1. Field of the Invention
The present invention relates to a method for course prediction in driver assistance systems for motor vehicles, in which method a dynamic course hypothesis is created on the basis of vehicle-dynamics data of the vehicle.
2. Description of Related Art
In driver assistance systems that assist the driver in driving the vehicle and/or warn him or her of acute hazards, initiate automatic actions to avert a collision hazard, or activate safety systems to prepare for the collision, it is often necessary to predict the anticipated course of the host vehicle. A typical example of a driver assistance system of this kind is a dynamic vehicle speed controller (adaptive cruise control, ACC), with which the speed of the host vehicle is automatically adjusted to the speed of a preceding vehicle that is localized with the aid of a radar or lidar system. The course prediction is then used principally to decide whether a sensed object is to be selected as a target object for distance regulation, or whether that object is an irrelevant object, for example a vehicle in an adjacent lane.
ACC systems of this kind are already successfully in use, but the field of application is so far limited mostly to driving on expressways or on well-constructed main roads. In these situations it is generally possible to limit the analysis of the traffic environment to moving targets, for example preceding vehicles, while stationary targets, for example immovable objects at the roadside, can be ignored. In such systems, it is primarily the present vehicle speed and the yaw rate of the host vehicle that are employed to predict the host-vehicle course. Based on these data, a course hypothesis is created by mathematically describing the centerline of the anticipated course as a parabola whose curvature is defined by the ratio between yaw rate and vehicle speed. This course hypothesis obtained from vehicle-dynamics data will be referred to here as a “dynamic course hypothesis.”

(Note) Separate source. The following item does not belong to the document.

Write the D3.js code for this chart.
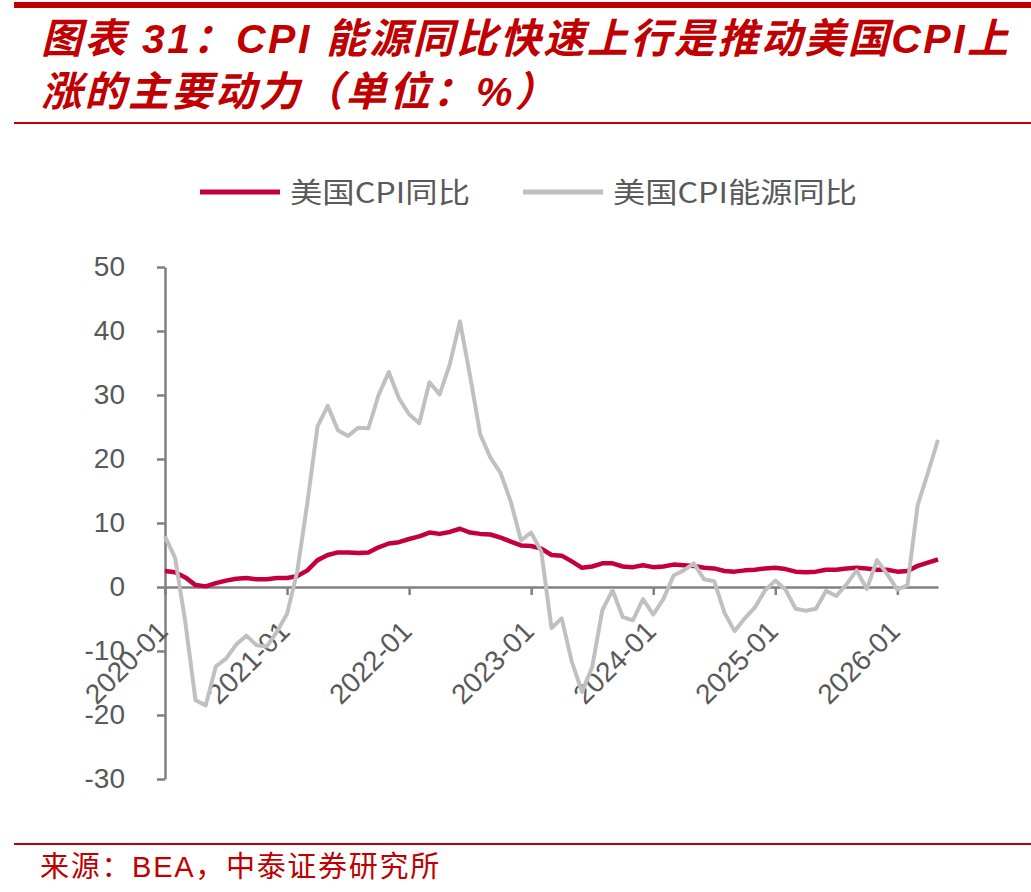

Efforts are being made to expand the applicability of ACC systems to other traffic situations, e.g., to stop-and-go situations on expressways, to driving on main roads, and ultimately also to driving in city traffic. In these situations, in which stationary targets generally must also be considered and the selection of valid target objects and the recognition of obstacles is thus substantially more complex, greater demands are also made in terms of course prediction accuracy.
It has already been proposed also to employ data from other information sources for the course prediction, for example the collective motion of other vehicles that can be sensed with the aid of the radar system, data from a navigation system, position data of stationary targets at the roadside, or even information supplied from a mono or stereo video system. Incorporation of this additional information into the course prediction has hitherto been based, however, on a rather casuistic approach, and improves the course prediction, if at all, in specific narrowly limited situations. The course prediction accuracy and reliability achievable in this fashion is therefore not sufficient for advanced driver assistance systems.